The Department of Homeland Security is restoring a cybersecurity information sharing forum for critical infrastructure, replacing the defunct Critical Infrastructure Partnership Advisory Council with the ANCHOR-CI federal register notice, which says the program will let government and private sector representatives review threats and vulnerabilities.
KEY FACTS
- Replacement ANCHOR-CI is meant to take over CIPAC’s coordination role.
- Scope The program covers critical infrastructure sectors, cross-sector threats, industry councils and regional councils.
- Oversight CISA will manage the body and appoint members.
- Transparency The notice exempts ANCHOR-CI from the Federal Advisory Committee Act.

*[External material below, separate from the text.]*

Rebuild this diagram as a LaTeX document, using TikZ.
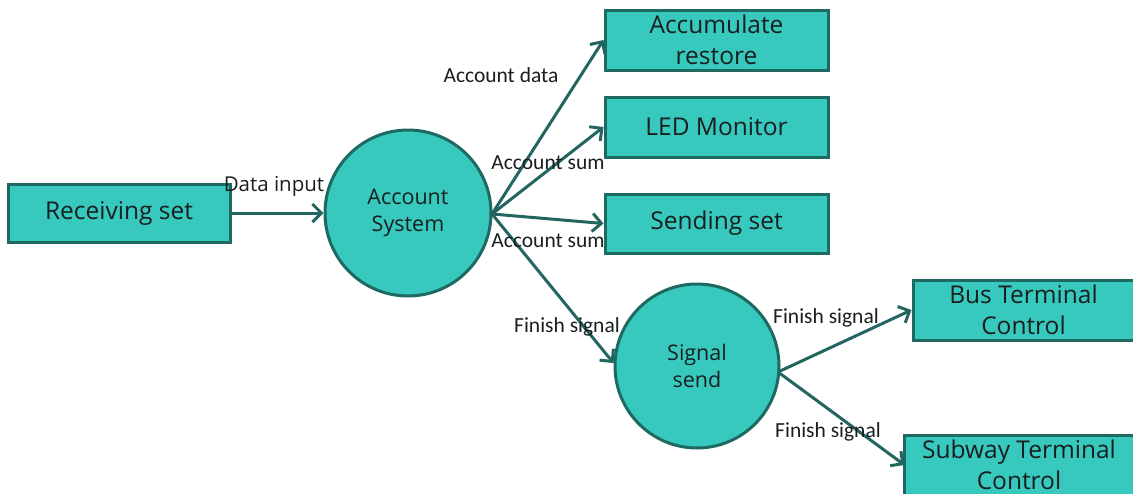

CIPAC allowed agencies including the FBI, CISA and the intelligence community to work with owners and operators of water, power, internet and telecommunications systems on cyber threats and digital weaknesses. DHS said ANCHOR-CI will provide similar forums for federal, state, local, tribal and territorial officials to meet with private sector representatives.
The notice says the council will be organized into four types of groups, including sector-specific councils, cross-sector councils for emerging threats such as cyberattacks or zero-day vulnerabilities, industry councils and regional coordinating councils. CISA will appoint members from industry, trade associations, state and local governments and other sources.
The move follows the shutdown of CIPAC under then-Secretary Kristi Noem, which left many infrastructure operators without the federally enabled threat intelligence and cybersecurity support they had relied on. A source said current Secretary Markwayne Mullin was sympathetic to those concerns and wanted to repair the relationship with industry.
Former CISA official Bob Kolasky said the new structure gives the CISA director more authority over who participates than CIPAC did, when private sector councils had more control over their own representatives. He said some questions remain about how representatives will be chosen and what role other sector risk management agencies will play.
WHY IT MATTERS
The change restores a government-backed channel for sharing cyber threat information with key infrastructure operators at a time when attacks and vulnerabilities can affect essential services. It also raises questions about how much control industry will have in a process now more tightly managed by CISA.